When I was living in Tennessee, I noticed lots of things which were different to over here in England. One of those things was the trees. The trees are very different, all of them. They are all beautiful but different, rather like people! I noticed that there were many more trees in America but that they were being mown down to be replaced by buildings of concrete. You can see it clearly from the aeroplanes. When I first went over, I saw the roofs of the shopping malls and I thought they were large car parks, but the sheer expanse of concrete covering the earth is alarming.
Please stop it!
You don’t need to do so much building. When a shop goes out of business, you don’t need to move on and build more, you just need to revamp what you have. America is such a big country, huge, massive! that it is thought the land is endless but it isn’t. Pretty soon you will lose your trees if you don’t stop the endless building. I saw it at first hand. Living in Knoxville, we were on the west side. The east side came first, I believe and now a large part of that is derelict, just left to decay. Sad, very sad.
In England we have done the same in years gone by and that is why I say ‘stop it’ to you over there. Keep what you have and appreciate the beauty.
Here is a quote from one of my favourite books:
‘Over many centuries, ancient Britain was transformed from a land covered in natural forestation in which clearances were made to a ”land of clearance” with only isolated patches of forest.
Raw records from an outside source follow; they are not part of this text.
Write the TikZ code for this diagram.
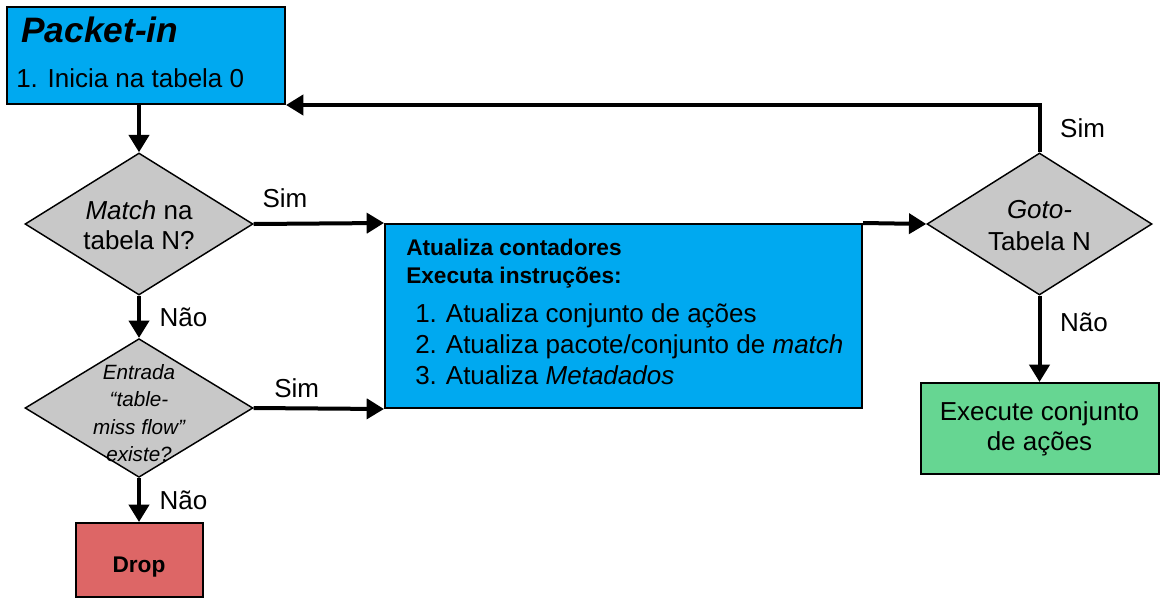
\documentclass[tikz,border=0pt]{standalone}
\usepackage{fontspec}
\setmainfont{Liberation Sans}
\usetikzlibrary{shapes.geometric,arrows.meta}

\definecolor{azul}{HTML}{00A9F0}
\definecolor{cinza}{HTML}{C8C8C8}
\definecolor{vermelho}{HTML}{DD6666}
\definecolor{verde}{HTML}{66D692}

\tikzset{
  caixa/.style = {rectangle, draw=black, line width=1.5pt, inner sep=0pt},% caixa base
  caixa_a/.style = {caixa, fill=azul},% caixa azul
  caixa_v/.style = {caixa, fill=verde, align=center,
    font=\fontsize{19.5}{22.5}\selectfont},% caixa verde
  caixa_r/.style = {caixa, fill=vermelho},% caixa vermelha
  decisao/.style = {diamond, draw=black, fill=cinza, line width=1.1pt, inner sep=0pt,
    minimum width=171pt, minimum height=106.5pt},% losango de decisao
  texto/.style = {inner sep=0pt, font=\fontsize{19.5}{22.5}\selectfont},% texto normal
  texto_b/.style = {inner sep=0pt, font=\bfseries\fontsize{17}{20}\selectfont},% texto negrito
  texto_d/.style = {inner sep=0pt, align=center, font=\fontsize{19.5}{22.5}\selectfont},% texto do losango
  rotulo/.style = {inner sep=1pt, font=\fontsize{19.5}{22.5}\selectfont},% Sim / Nao
  seta/.style = {line width=3pt, -{Triangle[length=13pt,width=15pt]}}
}

\begin{document}
\begin{tikzpicture}[x=0.75pt, y=-0.75pt]
  \useasboundingbox (0,0) rectangle (1170,607);

  % caixas
  \node [caixa_a, minimum width=208.5pt, minimum height=72.75pt] (packet) at (146,55.5) {};
  \node [inner sep=0pt, anchor=base west, font=\bfseries\itshape\fontsize{26.5}{30}\selectfont]
    (titulo) at (21,42) {Packet-in};
  \node [texto, anchor=base west] (inicia) at (16,87) {1. Inicia na tabela 0};

  \node [caixa_a, minimum width=357.75pt, minimum height=138pt] (acoes) at (623.5,316) {};
  \node [texto_b, anchor=base west] (contadores) at (406,255) {Atualiza contadores};
  \node [texto_b, anchor=base west] (instrucoes) at (406,283) {Executa instruções:};
  \node [texto, anchor=base west] (item1) at (415,322) {\makebox[23pt][l]{1.}Atualiza conjunto de ações};
  \node [texto, anchor=base west] (item2) at (415,353) {\makebox[23pt][l]{2.}Atualiza pacote/conjunto de \textit{match}};
  \node [texto, anchor=base west] (item3) at (415,384) {\makebox[23pt][l]{3.}Atualiza \textit{Metadados}};

  \node [caixa_v, minimum width=178.5pt, minimum height=68.25pt] (exec) at (1039.5,428.5)
    {Execute conjunto\\de ações};
  \node [caixa_r, minimum width=95.25pt, minimum height=55.5pt] (drop) at (139,560) {};
  \node [texto_b, anchor=base] (txt_drop) at (139,572) {Drop};

  % losangos
  \node [decisao] (match) at (139,224) {};
  \node [texto_d] (txt_match) at (139,225) {\textit{Match} na\\tabela N?};
  \node [decisao, minimum height=104pt] (tablemiss) at (139,408) {};
  \node [texto_d, font=\itshape\fontsize{15.5}{20.5}\selectfont] (txt_tablemiss) at (139,413)
    {Entrada\\“table-\\miss flow”\\existe?};
  \node [decisao, minimum width=168.75pt] (goto) at (1039.5,224) {};
  \node [texto_d, font=\fontsize{19.5}{24}\selectfont] (txt_goto) at (1039.5,226) {\textit{Goto-}\\Tabela N};

  % conectores
  \draw [seta] (match.north |- packet.south) -- (match.north);
  \draw [seta] (match.south) -- node [rotulo, right=13pt] (nao1) {Não} (tablemiss.north);
  \draw [seta] (tablemiss.south) -- node [rotulo, right=13pt] (nao2) {Não} (drop.north);
  \draw [seta] (match.east) -- node [rotulo, above=9.5pt, pos=0.24] (sim1) {Sim} (acoes.north west);
  \draw [seta] (tablemiss.east) -- node [rotulo, above=5.75pt, pos=0.33] (sim2) {Sim} (acoes.south west);
  \draw [seta] (acoes.north east) -- (goto.west);
  \draw [seta] (goto.north) |- node [rotulo, right=13pt, pos=0.25] (sim3) {Sim} (packet.south east);
  \draw [seta] (goto.south) -- node [rotulo, right=13pt, pos=0.31] (nao3) {Não} (exec.north);
\end{tikzpicture}
\end{document}
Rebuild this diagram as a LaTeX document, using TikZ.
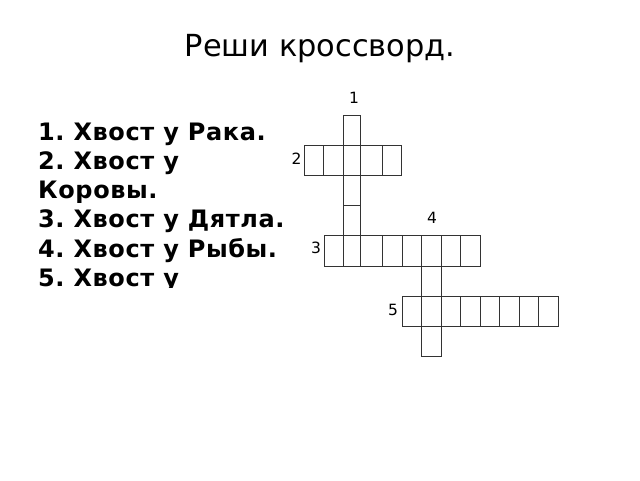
\documentclass[tikz,border=0pt]{standalone}
\usepackage{fontspec}
\setmainfont{DejaVu Sans}
\newfontfamily\cluefont[LetterSpace=2.5]{DejaVu Sans}
\begin{document}
\frenchspacing
\begin{tikzpicture}[x=1pt,y=-1pt,
  cell/.style={draw=black!80,line width=1pt},
  clue/.style={anchor=base west,font=\cluefont\fontsize{24}{28}\bfseries\selectfont,inner sep=0pt},
  num/.style={font=\fontsize{15.5}{18}\selectfont,inner sep=0pt}]
\useasboundingbox (0,0) rectangle (640,480);
\node[anchor=base,font=\fontsize{30.4}{34}\selectfont,inner sep=0pt] (title) at (320,56) {Реши кроссворд.};
% clues
\node[clue] (c1) at (38,140) {1. Хвост у Рака.};
\node[clue] (c2) at (38,169.3) {2. Хвост у};
\node[clue] (c2b) at (38,198.6) {Коровы.};
\node[clue] (c3) at (38,227.9) {3. Хвост у Дятла.};
\node[clue] (c4) at (38,257.2) {4. Хвост у Рыбы.};
\begin{scope}
\clip (0,0) rectangle (640,287);
\node[clue] (c5) at (38,286.7) {5. Хвост у};
\end{scope}
% word 1 (vertical)
\foreach \a/\b in {115/145,145/175,175/205.5,205.5/235.7,235.7/266}
  \draw[cell] (343.3,\a) rectangle (360,\b);
% word 2 (horizontal)
\foreach \a/\b in {304/323.5,323.5/343.3,343.3/360,360/382.3,382.3/401.7}
  \draw[cell] (\a,145) rectangle (\b,175);
% word 3 (horizontal)
\foreach \a/\b in {324/343.3,343.3/360,360/382.3,382.3/402,402/421.7,421.7/441,441/460.7,460.7/480}
  \draw[cell] (\a,235.7) rectangle (\b,266);
% word 4 (vertical)
\foreach \a/\b in {235.7/266,266/296.7,296.7/326.7,326.7/356.7}
  \draw[cell] (421.7,\a) rectangle (441,\b);
% word 5 (horizontal)
\foreach \a/\b in {402.3/421.7,421.7/441,441/460.7,460.7/480,480/499.7,499.7/519.3,519.3/538.7,538.7/558.3}
  \draw[cell] (\a,296.7) rectangle (\b,326.7);
% numbers
\node[num] (n1) at (354,97.5) {1};
\node[num] (n2) at (296.5,158.8) {2};
\node[num] (n3) at (316,248) {3};
\node[num] (n4) at (432,218) {4};
\node[num] (n5) at (393,310) {5};
\end{tikzpicture}
\end{document}
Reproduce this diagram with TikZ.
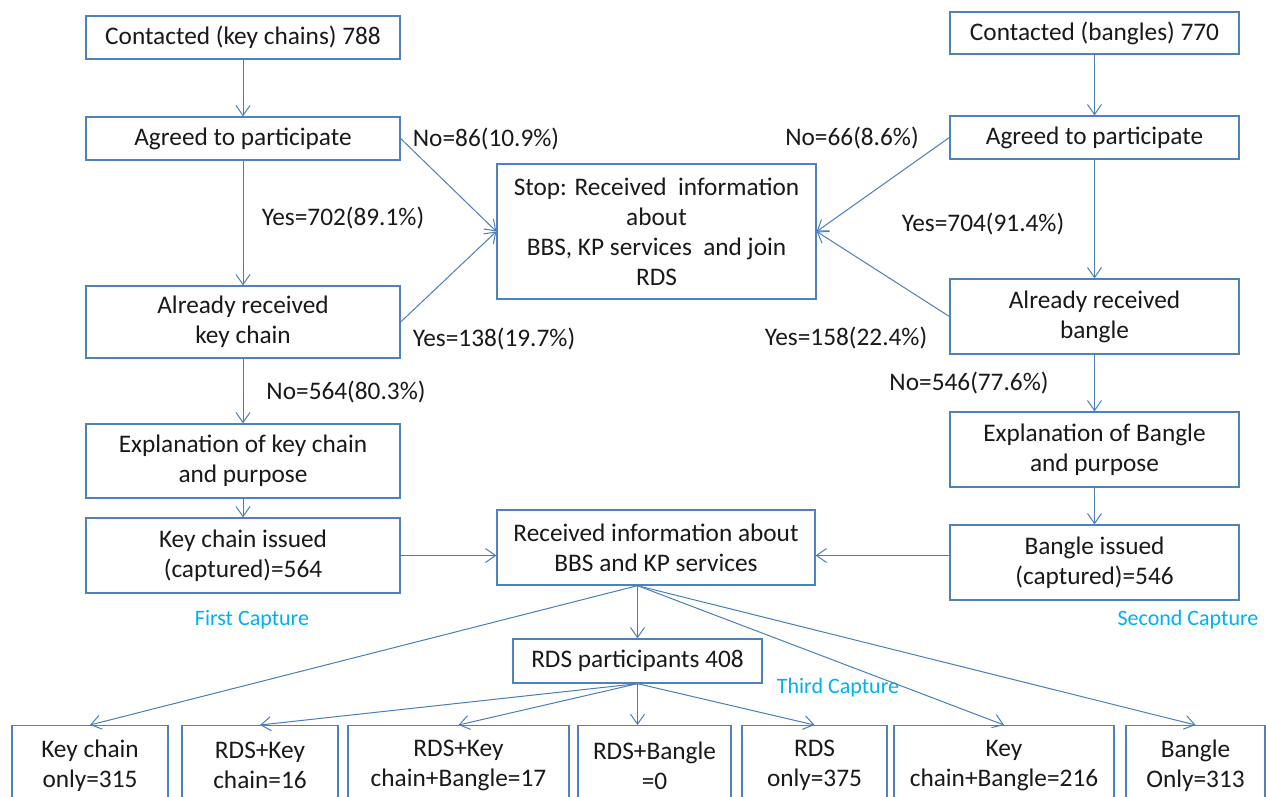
\documentclass[tikz,border=0pt]{standalone}
\usepackage{fontspec}
\setmainfont{Carlito}
\usetikzlibrary{positioning,arrows.meta}
\definecolor{FCBox}{HTML}{4F81BD}
\definecolor{FCLine}{HTML}{4A7EBB}
\definecolor{FCCyan}{HTML}{00B0F0}

\begin{document}
\begin{tikzpicture}[
  x=1pt, y=-1pt,
  flowbox/.style={draw=FCBox, line width=1.3pt, inner sep=0pt, align=center, text=black!90, font=\fontsize{25.3}{30}\selectfont},
  keybox/.style={flowbox, minimum width=314pt},
  bangbox/.style={flowbox, minimum width=289pt},
  leafbox/.style={flowbox, anchor=north, minimum height=80pt},
  flowarrow/.style={-{Straight Barb[length=10pt,width=14pt]}, line width=1pt, FCLine},
  countlabel/.style={text=black!90, font=\fontsize{25.3}{30}\selectfont, inner sep=0pt},
  capturelabel/.style={text=FCCyan, font=\fontsize{22}{26}\selectfont, inner sep=0pt}
]
\clip (0,0) rectangle (1266,796);
% key chain side
\node[keybox, minimum height=43pt] (kcontact) at (243,37.5) {Contacted (key chains) 788};
\node[keybox, minimum height=43pt] (kagree) at (243,138.5) {Agreed to participate};
\node[keybox, minimum height=72pt] (kalready) at (243,322) {Already received\\key chain};
\node[keybox, minimum height=74pt] (kexplain) at (243,461) {Explanation of key chain\\and purpose};
\node[keybox, minimum height=75pt] (kissued) at (243,555.5) {Key chain issued\\(captured)=564};
% bangle side
\node[bangbox, minimum height=42pt] (bcontact) at (1094.5,33) {Contacted (bangles) 770};
\node[bangbox, minimum height=43pt] (bagree) at (1094.5,137.5) {Agreed to participate};
\node[bangbox, minimum height=75pt] (balready) at (1094.5,316.5) {Already received\\bangle};
\node[bangbox, minimum height=75pt] (bexplain) at (1094.5,449.5) {Explanation of Bangle\\and purpose};
\node[bangbox, minimum height=75pt] (bissued) at (1094.5,562.5) {Bangle issued\\(captured)=546};
% middle
\node[flowbox, minimum width=319pt, minimum height=135pt] (stop) at (656.5,231.5) {Stop: Received\ \ information\\about\\BBS, KP services\ \ and join\\RDS};
\node[flowbox, minimum width=318pt, minimum height=75pt] (received) at (656,547.5) {Received information about\\BBS and KP services};
\node[flowbox, minimum width=249pt, minimum height=44pt] (rds) at (637.5,661) {RDS participants 408};
% outcomes
\node[leafbox, minimum width=156pt] (konly) at (90,725) {Key chain\\only=315};
\node[leafbox, minimum width=156pt] (rdskey) at (260,725) {RDS+Key\\chain=16};
\node[leafbox, minimum width=221pt] (rdsall) at (458.5,725) {RDS+Key\\chain+Bangle=17};
\node[leafbox, minimum width=153pt] (rdsbang) at (654.5,725) {RDS+Bangle\\=0};
\node[leafbox, minimum width=145pt] (rdsonly) at (814.5,725) {RDS\\only=375};
\node[leafbox, minimum width=220pt] (keybang) at (1004,725) {Key\\chain+Bangle=216};
\node[leafbox, minimum width=139pt] (bonly) at (1195.5,725) {Bangle\\Only=313};
% counts
\node[countlabel] (kyes) at (343,218) {Yes=702(89.1\%)};
\node[countlabel] (kno) at (346,392) {No=564(80.3\%)};
\node[countlabel] (kstopno) at (486,139) {No=86(10.9\%)};
\node[countlabel] (kstopyes) at (494,339) {Yes=138(19.7\%)};
\node[countlabel] (bstopno) at (852,138) {No=66(8.6\%)};
\node[countlabel] (byes) at (983,224) {Yes=704(91.4\%)};
\node[countlabel] (bstopyes) at (846,338) {Yes=158(22.4\%)};
\node[countlabel] (bno) at (969,383) {No=546(77.6\%)};
\node[capturelabel] (firstcap) at (252,620) {First Capture};
\node[capturelabel] (secondcap) at (1188,620) {Second Capture};
\node[capturelabel] (thirdcap) at (838,688) {Third Capture};
% connectors
\draw[flowarrow] (kcontact.south) -- (kagree.north);
\draw[flowarrow] (kagree.south) -- (kalready.north);
\draw[flowarrow] (kalready.south) -- (kexplain.north);
\draw[flowarrow] (kexplain.south) -- (kissued.north);
\draw[flowarrow] (bcontact.south) -- (bagree.north);
\draw[flowarrow] (bagree.south) -- (balready.north);
\draw[flowarrow] (balready.south) -- (bexplain.north);
\draw[flowarrow] (bexplain.south) -- (bissued.north);
\draw[flowarrow] (kagree.east) -- (stop.west);
\draw[flowarrow] (kalready.east) -- (stop.west);
\draw[flowarrow] (bagree.west) -- (stop.east);
\draw[flowarrow] (balready.west) -- (stop.east);
\draw[flowarrow] (kissued.east) -- (kissued.east -| received.west);
\draw[flowarrow] (bissued.west |- kissued.east) -- (received.east |- kissued.east);
\coordinate (recfoot) at (received.south -| rds.north);
\draw[flowarrow] (recfoot) -- (rds.north);
\draw[flowarrow] (recfoot) -- (konly.north);
\draw[flowarrow] (recfoot) -- (keybang.north);
\draw[flowarrow] (recfoot) -- (bonly.north);
\draw[flowarrow] (rds.south) -- (rdskey.north);
\draw[flowarrow] (rds.south) -- (rdsall.north);
\draw[flowarrow] (rds.south) -- (rds.south |- rdsbang.north);
\draw[flowarrow] (rds.south) -- (rdsonly.north);
\end{tikzpicture}
\end{document}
However, the average person still had the security of working the land. This changed drastically as the peasants were thrown off the land by the institution of the General Enclosures Act of 1845 and while Britain became dangerously deforested by the demands of industrialization, there was a rise in the amount of new species of trees planted as wealthy landowners landscaped their gardens and estates. On the one hand the rough grazing land of the peasants was taken from them, enclosed and cleared of growth for the plough, while on the other, having cleared so much land, landowners had to literally remake copses in order to house the game they kept for sport.
When timber became the long-term crop of private woodlands, new species of trees were introduced and established. These were mainly fir, larch and spruce, and they were planted alongside our fastest growing softwood, the Scot’s pine. During the twentieth century, great conifer plantations arose as a result of the need for quickly produced timber, especially during the times of world wars, after which they became purely commercial producers.
The Forestry Commission was founded in 1919, and it advised private landowners to acquire and plant trees on any land unsuitable for agriculture. While the Forestry Commission has been guilty of planting acres of sombre, uniform conifers, it has in fact also been successful in arresting the decline of many of our remaining deciduous forests, specifically the seven National Forest Parks. It is heartening to realise that a new generation of foresters (or woodmen) are now concentrating upon replacing areas of hardwood trees, for deciduous woodland shows the seasonal beauty of Nature in its fullest glory. New forests are being born out of sympathy with nature rather than for monetary gain and the skills and wisdoms of old are once more taking hold.’